Each check is then tied and dyed to create wonderful bandhani patterns, which repeat themselves through the entire length of the saree.
The same small pattern or motif that’s used in one square is often repeated in every single block, through the Gharchola! Or the repetition is strategic – while a few blocks have bandhni dots, others have embroidered motifs.
Precious Handloom Weaves
Gharcholas were first woven in the Cambay or Khambat region in Gujarat. Woven using silk (fabric blend) and zari threads, they take a lot of time to be made. That is why this is an art that needs care and revival.
In the first step, the base fabric is woven using silk/ silk blend threads and Zari. The base of Gharchola that takes anywhere between a week to 12 days for weaving, depending upon the grid pattern/ size, is then processed further, as per the design to be used in each grid. Then either the zari motifs are woven, or bandhni process is carried out or the hand-embroidery is done.
The Resplendent Reds and Gorgeous Greens
Gharcholas are typically made in the sacred colours of red and green. While red is closely associated with weddings among Hindus, the color green signifies new life, growth fertility and prosperity.
You will find all possible shades of red in Gharcholas, ranging from deepest maroons to stark, sizzling reds.

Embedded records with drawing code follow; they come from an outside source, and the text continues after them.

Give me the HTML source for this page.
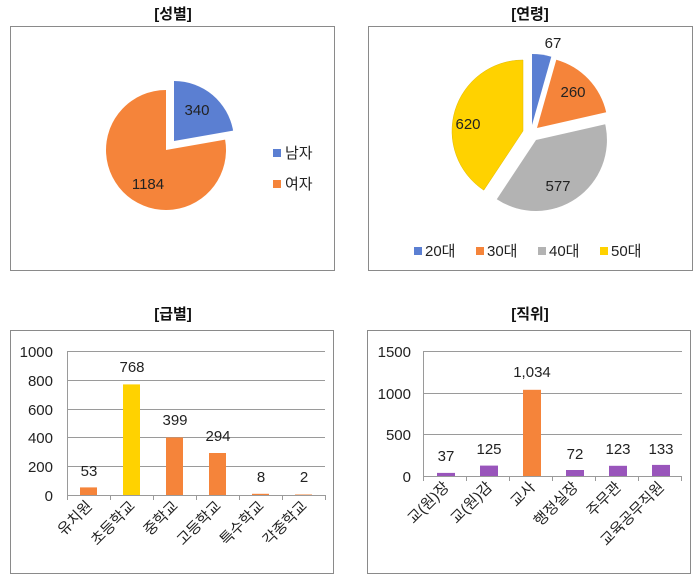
<!DOCTYPE html>
<html><head><meta charset="utf-8"><style>
html,body{margin:0;padding:0;background:#fff;}
svg{display:block;font-family:"Liberation Sans","Noto Sans CJK KR",sans-serif;}
</style></head><body>
<svg width="700" height="582" viewBox="0 0 700 582" xmlns="http://www.w3.org/2000/svg">
<g font-weight="bold" font-size="15" text-anchor="middle" fill="#111">
<text x="173" y="19">[성별]</text>
<text x="530" y="19">[연령]</text>
<text x="173" y="319">[급별]</text>
<text x="530" y="319">[직위]</text>
</g>
<g fill="none" stroke="#8a8a8a" stroke-width="1">
<rect x="10.5" y="26.5" width="324" height="244"/>
<rect x="368.5" y="26.5" width="324" height="244"/>
<rect x="10.5" y="330.5" width="323" height="243"/>
<rect x="367.5" y="330.5" width="323" height="243"/>
</g>
<!-- pie 1 -->
<path d="M166,150 L225.1,139.6 A60,60 0 1 1 166,90 Z" fill="#f5843a"/>
<path d="M174,141 L174,81 A60,60 0 0 1 233.1,130.6 Z" fill="#5b7fd2"/>
<g font-size="15" fill="#222" text-anchor="middle">
<text x="197" y="115">340</text>
<text x="148" y="189">1184</text>
</g>
<rect x="273" y="149" width="8" height="8" fill="#5b7fd2"/>
<rect x="273" y="180" width="8" height="8" fill="#f5843a"/>
<g font-size="15" fill="#222"><text x="285" y="158">남자</text><text x="285" y="189">여자</text></g>
<!-- pie 2 -->
<path d="M523,131 L483.8,190.2 A71,71 0 0 1 523,60 Z" fill="#ffd200" stroke="#e0b800" stroke-width="0.5"/>
<path d="M536,140 L605.2,124.3 A71,71 0 0 1 496.8,199.2 Z" fill="#b3b3b3"/>
<path d="M537,128 L556.3,59.7 A71,71 0 0 1 606.2,112.3 Z" fill="#f5843a"/>
<path d="M532,125 L532,54 A71,71 0 0 1 551.3,56.7 Z" fill="#5b7fd2"/>
<g font-size="15" fill="#222" text-anchor="middle">
<text x="553" y="48">67</text>
<text x="573" y="97">260</text>
<text x="558" y="191">577</text>
<text x="468" y="129">620</text>
</g>
<rect x="414" y="247" width="8" height="8" fill="#5b7fd2"/>
<rect x="476" y="247" width="8" height="8" fill="#f5843a"/>
<rect x="538" y="247" width="8" height="8" fill="#b3b3b3"/>
<rect x="600" y="247" width="8" height="8" fill="#ffd200"/>
<g font-size="15" fill="#222"><text x="425" y="256">20대</text><text x="487" y="256">30대</text><text x="549" y="256">40대</text><text x="611" y="256">50대</text></g>
<!-- bar 1 -->
<g stroke="#9a9a9a" stroke-width="1">
<line x1="67" y1="351.5" x2="325" y2="351.5"/><line x1="67" y1="380.5" x2="325" y2="380.5"/>
<line x1="67" y1="409.5" x2="325" y2="409.5"/><line x1="67" y1="437.5" x2="325" y2="437.5"/>
<line x1="67" y1="466.5" x2="325" y2="466.5"/><line x1="67" y1="495.5" x2="325" y2="495.5"/>
<line x1="67.5" y1="351" x2="67.5" y2="500"/>
<line x1="110.5" y1="495" x2="110.5" y2="500"/><line x1="153.5" y1="495" x2="153.5" y2="500"/>
<line x1="196.5" y1="495" x2="196.5" y2="500"/><line x1="239.5" y1="495" x2="239.5" y2="500"/>
<line x1="282.5" y1="495" x2="282.5" y2="500"/><line x1="325.5" y1="495" x2="325.5" y2="500"/>
</g>
<g font-size="15" fill="#222" text-anchor="end">
<text x="53" y="357">1000</text><text x="53" y="386">800</text><text x="53" y="415">600</text>
<text x="53" y="443">400</text><text x="53" y="472">200</text><text x="53" y="501">0</text>
</g>
<rect x="80" y="487.4" width="17" height="7.6" fill="#f5843a"/>
<rect x="123" y="384.4" width="17" height="110.6" fill="#ffd200"/>
<rect x="166" y="437.5" width="17" height="57.5" fill="#f5843a"/>
<rect x="209" y="453" width="17" height="42" fill="#f5843a"/>
<rect x="252" y="493.8" width="17" height="1.2" fill="#f5843a"/>
<rect x="295" y="494.5" width="17" height="0.5" fill="#f5843a"/>
<g font-size="15" fill="#222" text-anchor="middle">
<text x="89" y="476">53</text><text x="132" y="372">768</text><text x="175" y="425">399</text>
<text x="218" y="441">294</text><text x="261" y="482">8</text><text x="304" y="482">2</text>
</g>
<g font-size="15" fill="#222" text-anchor="end">
<text transform="translate(93,507) rotate(-45)">유치원</text>
<text transform="translate(136,507) rotate(-45)">초등학교</text>
<text transform="translate(179,507) rotate(-45)">중학교</text>
<text transform="translate(222,507) rotate(-45)">고등학교</text>
<text transform="translate(265,507) rotate(-45)">특수학교</text>
<text transform="translate(308,507) rotate(-45)">각종학교</text>
</g>
<!-- bar 2 -->
<g stroke="#9a9a9a" stroke-width="1">
<line x1="423" y1="351.5" x2="682" y2="351.5"/><line x1="423" y1="393.5" x2="682" y2="393.5"/>
<line x1="423" y1="434.5" x2="682" y2="434.5"/><line x1="423" y1="476.5" x2="682" y2="476.5"/>
<line x1="423.5" y1="351" x2="423.5" y2="481"/>
<line x1="466.5" y1="476" x2="466.5" y2="481"/><line x1="509.5" y1="476" x2="509.5" y2="481"/>
<line x1="552.5" y1="476" x2="552.5" y2="481"/><line x1="595.5" y1="476" x2="595.5" y2="481"/>
<line x1="638.5" y1="476" x2="638.5" y2="481"/><line x1="681.5" y1="476" x2="681.5" y2="481"/>
</g>
<g font-size="15" fill="#222" text-anchor="end">
<text x="411" y="357">1500</text><text x="411" y="399">1000</text><text x="411" y="440">500</text><text x="411" y="482">0</text>
</g>
<g fill="#9955bb">
<rect x="437" y="472.9" width="18" height="3.1"/>
<rect x="480" y="465.6" width="18" height="10.4"/>
<rect x="566" y="470" width="18" height="6"/>
<rect x="609" y="465.8" width="18" height="10.2"/>
<rect x="652" y="464.9" width="18" height="11.1"/>
</g>
<rect x="523" y="389.8" width="18" height="86.2" fill="#f5843a"/>
<g font-size="15" fill="#222" text-anchor="middle">
<text x="446" y="461">37</text><text x="489" y="454">125</text><text x="532" y="377">1,034</text>
<text x="575" y="459">72</text><text x="618" y="454">123</text><text x="661" y="454">133</text>
</g>
<g font-size="15" fill="#222" text-anchor="end">
<text transform="translate(450,488) rotate(-45)">교(원)장</text>
<text transform="translate(493,488) rotate(-45)">교(원)감</text>
<text transform="translate(536,488) rotate(-45)">교사</text>
<text transform="translate(579,488) rotate(-45)">행정실장</text>
<text transform="translate(622,488) rotate(-45)">주무관</text>
<text transform="translate(665,488) rotate(-45)">교육공무직원</text>
</g>
</svg>
</body></html>
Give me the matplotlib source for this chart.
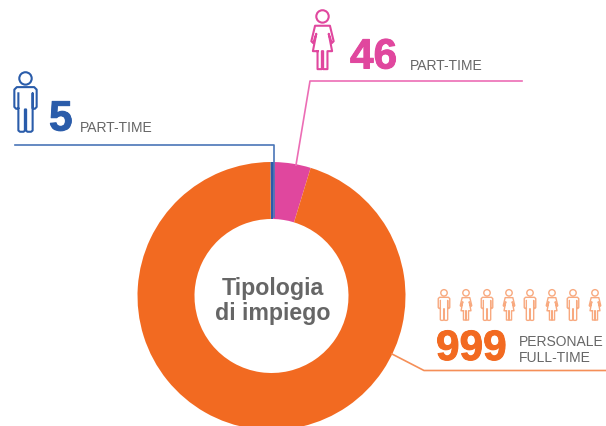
#!/usr/bin/env python
import matplotlib
matplotlib.use('Agg')
import matplotlib.pyplot as plt
import matplotlib.patheffects as pe
from matplotlib.patches import Circle

W, H = 606, 427

# clockwise from 12 o'clock
values = [5, 46, 999]
colors = ['#2a5caa', '#e0479e', '#f26a21']

BLUE, PINK, ORANGE = colors
GREY = '#666666'
FONT = 'Liberation Sans'

# eight small figures above the 999, alternating man / woman
small_x = [444, 466, 487, 509, 530, 552, 573, 595]

# person outlines, unit box: x around centre, y 0 top .. 1 bottom
MAN = [(-.115, .6), (-.15, .61), (-.18, .58), (-.18, .3), (-.14, .26), (.14, .26),
       (.18, .3), (.18, .58), (.15, .61), (.115, .6), (.115, .36), (.115, .96),
       (.09, .98), (.03, .98), (.01, .96), (.01, .62), (-.01, .62), (-.01, .96),
       (-.03, .98), (-.09, .98), (-.115, .96), (-.115, .36)]
WOMAN = [(-.08, .68), (-.08, .97), (-.01, .97), (-.01, .68), (.01, .68), (.01, .97),
         (.08, .97), (.08, .68), (.155, .68), (.1, .4), (.15, .55), (.18, .52),
         (.12, .27), (-.12, .27), (-.18, .52), (-.15, .55), (-.1, .4), (-.155, .68),
         (-.08, .68)]


def Y(py):
    return H - py


def person(ax, cx, top, h, color, lw, shape):
    # head then body, all in pixel coordinates
    ax.add_patch(Circle((cx, Y(top + .12 * h)), .1 * h, fill=False, ec=color, lw=lw))
    xs = [cx + px * h for px, py in shape]
    ys = [Y(top + py * h) for px, py in shape]
    ax.plot(xs, ys, color=color, lw=lw, solid_joinstyle='round')


def number(ax, x, py, s, color):
    # the original digits are heavier than Liberation bold, so thicken them a little
    ax.text(x, Y(py), s, color=color, family=FONT, fontweight='bold', fontsize=30.5,
            path_effects=[pe.withStroke(linewidth=0.7, foreground=color)])


fig = plt.figure(figsize=(W / 100, H / 100), dpi=100)
ax = fig.add_axes([0, 0, 1, 1])
ax.set_xlim(0, W)
ax.set_ylim(0, H)
ax.axis('off')

cx, cy, r = 271.5, Y(297), 134
ax.pie(values, colors=colors, center=(cx, cy), radius=r, startangle=90.5, counterclock=False,
       wedgeprops=dict(width=r - 77, linewidth=0), frame=False)
ax.set_xlim(0, W)
ax.set_ylim(0, H)
ax.set_aspect('auto')

# leader lines
ax.plot([15, 273.5, 273.5], [Y(146), Y(146), Y(218)], color='#4a76b8', lw=1.2)
ax.plot([522, 310, 296], [Y(82), Y(82), Y(166)], color='#ec6db5', lw=1.2)
ax.plot([606, 424, 392], [Y(371.5), Y(371.5), Y(355)], color='#f58f58', lw=1.2)

# centre label
ax.text(272.5, Y(301), 'Tipologia\ndi impiego', ha='center', va='center', color=GREY,
        family=FONT, fontweight='bold', fontsize=16.7, linespacing=1.14)

# part-time men
person(ax, 25.5, 72, 62, BLUE, 1.5, MAN)
number(ax, 49, 131.5, '5', BLUE)
ax.text(80, Y(132.5), 'PART-TIME', color=GREY, family=FONT, fontsize=10)

# part-time women
person(ax, 322.5, 10, 62, PINK, 1.5, WOMAN)
number(ax, 350, 69.5, '46', PINK)
ax.text(410, Y(69.5), 'PART-TIME', color=GREY, family=FONT, fontsize=10)

# full-time
for i, x in enumerate(small_x):
    person(ax, x, 290, 32, '#f8a97f', 1.0, MAN if i % 2 == 0 else WOMAN)
number(ax, 436, 361, '999', ORANGE)
ax.text(519, Y(346), 'PERSONALE', color=GREY, family=FONT, fontsize=10)
ax.text(519, Y(362), 'FULL-TIME', color=GREY, family=FONT, fontsize=10)

fig.savefig('out.png', dpi=100)
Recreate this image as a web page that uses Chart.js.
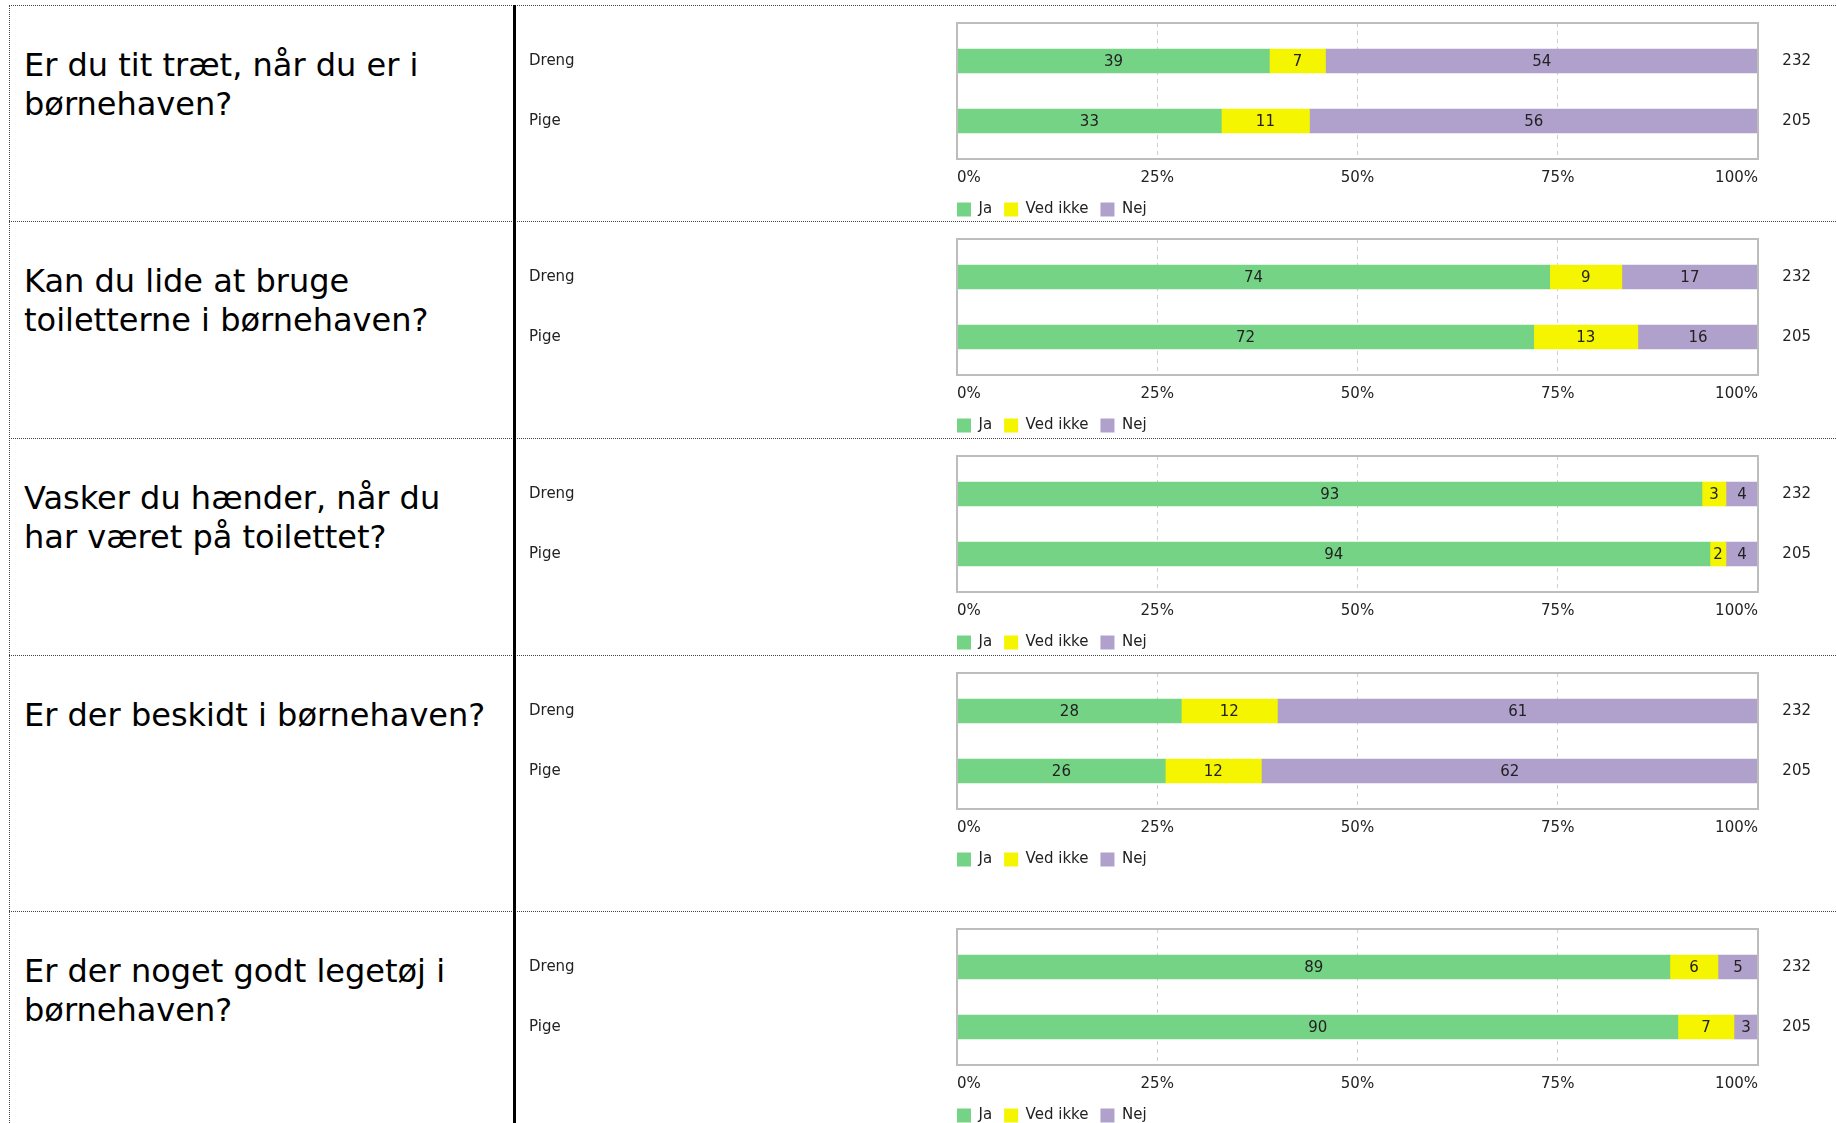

Sames goes with greens, though the deeper greens, bottle green and leaf green are the most used varieties.
Apart from these traditional colors, nowadays Gharcholas are also crafted in chic color combinations like pink and red, pink and green, pink and purple, green and yellow, red and yellow, red and mustard yellow, tangerine and red etc.
Apart from Bandhej, woven gold motifs, diamond and cut-dana embroidery and zari are also used to embellish the squares on a Gharchola.
To begin with, individual squares in Gharchola are decorated with dainty bandhani dots in vibrant reds and lovely whites. Post this, embroidery is done on the sarees. Semi-precious stones, sequins and shells are also used to embellish the border and pallu motifs.
Zari borders and Zari Pallus too are routinely used to embellish opulent and lustrous gharcholas.
Hand-made motifs of lotus, parrots, other birds, peacocks, elephants, human figurines, dots etc. are also made in these squares, on the borders and in the pallu of a Gharchola.
Phulawari – When the flora motifs - trees, leaves, flowers - pre-dominate the gharchola, the design is known as a Phulwari (Garden).
Shikari – Predominant fauna motifs on the Gharchola checks give the name Shikari(hunter) to the design. These designs depict jungles and hunting scenes. Human figures also appear in these patterns.
Apart from Khambat, Gharcholas are often made in the Jamnagar area of Gujarat. The water quality is considered suitable for the dying process of these silks, as reds are said to emerge extra vibrant in this water. Surat, Rajkot and Surendranagar district are other popular locations for Gharchola manufacturing.
Two kinds of silk threads are used for making these intricate weaves. The raw materials are procured from Banagalore (for silk) and Surat (for Zari).